5 thoughts on “My thoughts on Staples

  1. I get the biggest yuck out of these people who are swinging from the chandeliers in rage over Staples setting up here in an already existing structure that has been as deserted as a ghost town for years, like several other commercial spaces have become in fact—-at least three within rock throwing distance of each other on the corridor in the depressed Boyes quarter alone.
    The very worst that could befall this entire area by having a Staples at the I-12 elbow in your city is that it would amount to jabbing a toothpick in the rump of a dead horse. …in order for Staples to set up, NO trees will need to be chopped down, NO open space to be senselessly and artlessly butchered up and no eye-sore architectural warts erected that don’t already exist in profusion anyway.
    These save-our-town freaks are way too late and way too little and are worse than absurd bleating like scalded eagles about what “this will do to our little town”…..Judas Priest gimme a damned break: WHAT little town? Tragically, a sadly and sickeningly, what was once a long time ago the quaint and somewhat etherial TOWN of Sonoma has long since become a cheap rubberneck trap and a city in all the wrong ways where everything is cheap and sleazy except, of course, the prices. Sonoma was once a very special place where discerning and discriminating people from the Western Hemisphere came to get away from every place else—-now it has long since become overrun by vacuous yuppies who have dragged every place else here with them and their families and thereby trashed the place and turned it into a pretentious dump that has the gall to consider itself a sister city to Aswan, Egypt, which I find out-of-the-chair laughable.
    The “town” of Sonoma is no more…it is as dead as a door knob and it isn’t coming back…ever. And no one of these screaming mimis who are opposed to Staples is any more enraged about it than I…but life has to go on….and at least Staples opening up in this area may have some leverage in forcing most of the other merchants around here to quit assuming that everybody who walks through their front entrances is some stink-rich tourist from Malibu, Silicon Valley or Orange County and start charging us sane and civilized prices for a change…I think that is the real reason for all the shrieks and moans of the Staples bashers. As always in America, and particularly in your city of Slow-coma, FOLLOW THE MONEY.

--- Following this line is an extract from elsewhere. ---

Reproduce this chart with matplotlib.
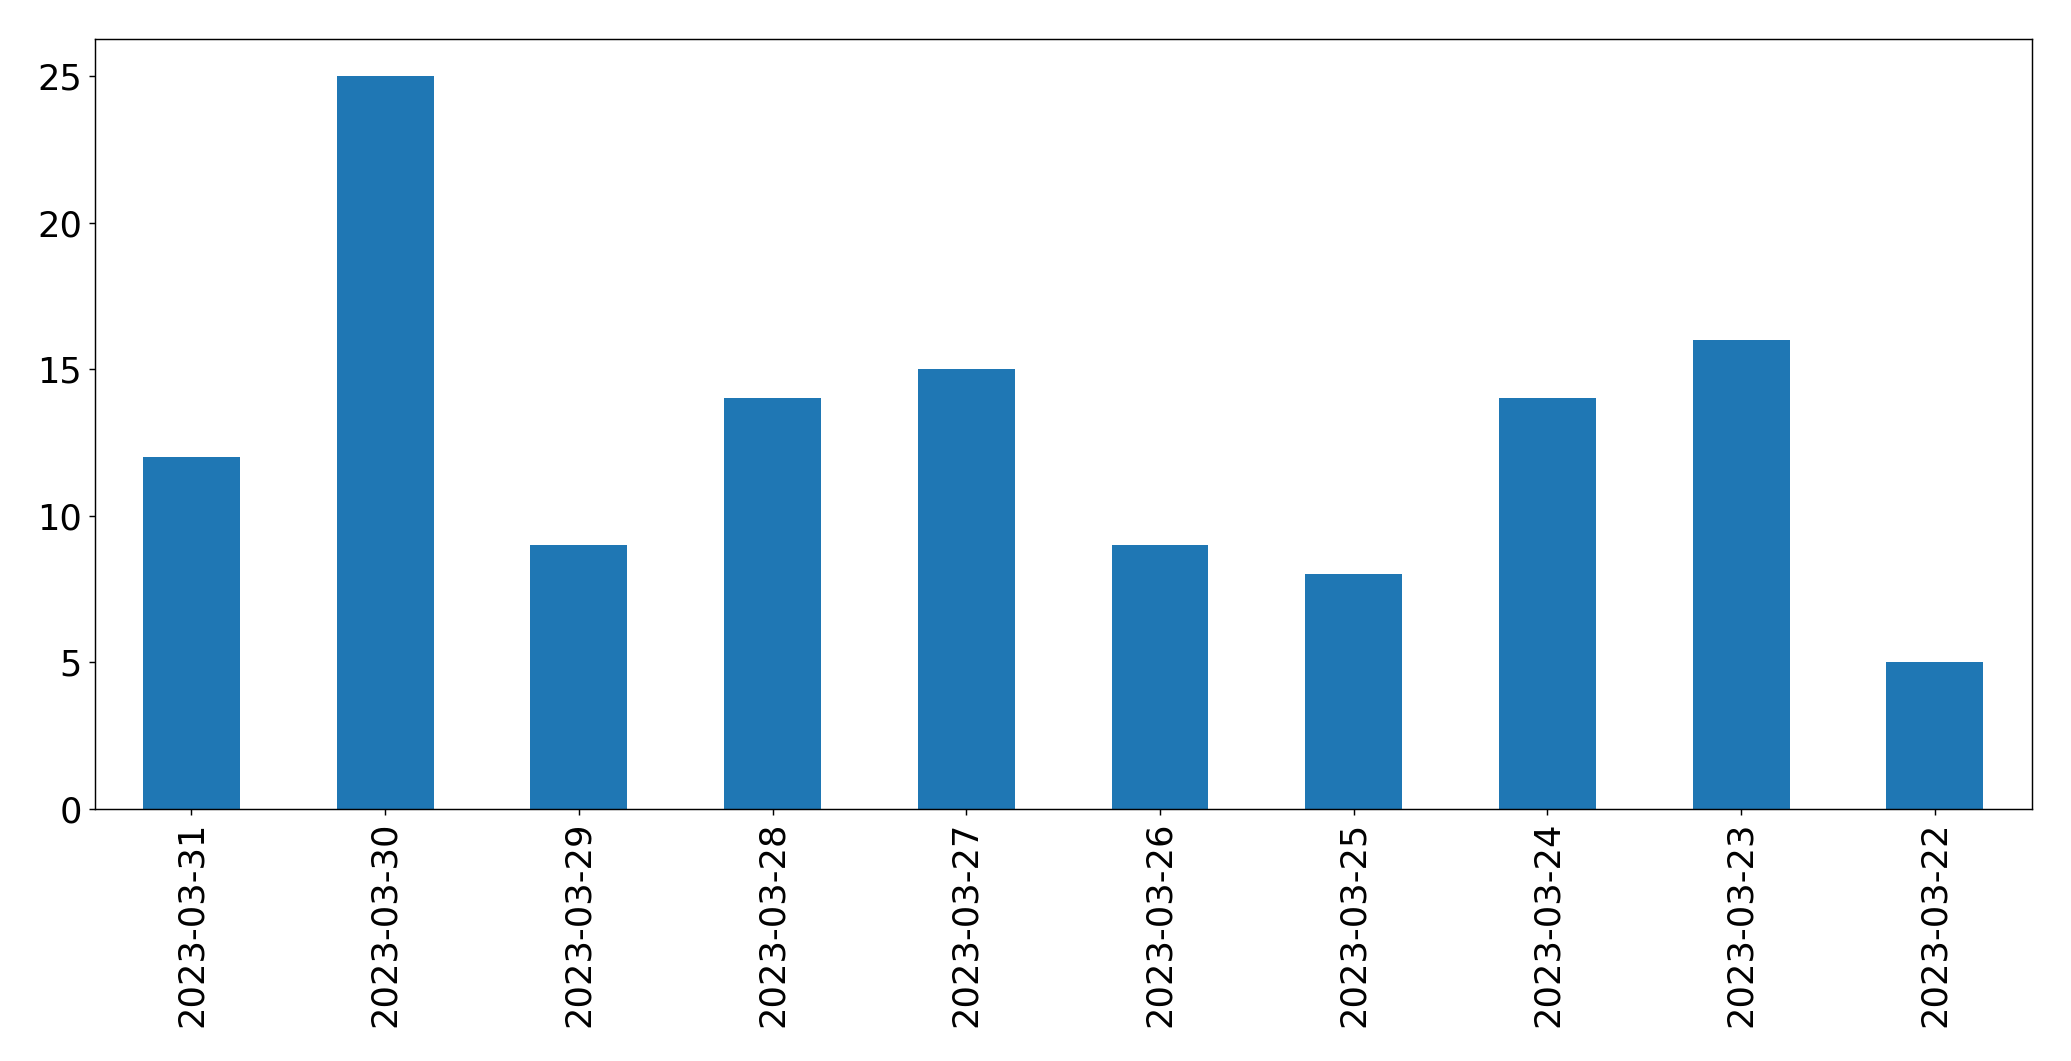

  2. I just love how this “issue” is all about everything except the truth. The debate is cloaked with phrases like “box-store” and “small-town charm” and blah blah blah. The truth is…we’re kind of snobs.

    People are up in arms because a big chain is on the way. What about Safeway, CVS, Whole Foods, McDonald’s, Taco Bell, Starbucks, Marriott, and my favorite…the Ford dealer that used to be in that vacant building? Doesn’t get much bigger than that. The real issue is that none of them has a reputation for being what Staples is, a discounter. If we let them in we all know who’s next. Yup…Wal-Mart. Well there goes the neighborhood.

    Trust me, that just isn’t going to happen. We don’t fit that demographic, are not proximate to a major highway, and do not have large amounts of cheap land. Wal-Mart wants all of that and that’s why their in American Canyon.

    The people who throw around “small-town charm” act like they are warriors in some noble cause. This has nothing to do with maintaining a lifestyle, it has to with marketing. Sonoma is an international wine country tourist destination and is heavily promoted as such. (Heck, we even have a film festival with the word “International” in it so it must be true) It’s much easier and more efficient to market something as quaint and charming rather than a complex community where people live, shop, and work. The latter may be true but it’s not marketable.

    The other argument I hear is that Staples will unfairly compete with local businesses. Well Sonoma Market is flourishing despite the fact Safeway is right across the street and Whole Foods is a block away. There seem to be more taco trucks then ever so the “Bell” has clearly not run them out of town, and last time I checked Happy Dog was doing fine despite being less than 200’ from McDonald’s. Don’t get me wrong because I really love the folks at (store that shall remain nameless) but their motto should be “no, but we can order it”. A little competition now and then is not a bad thing.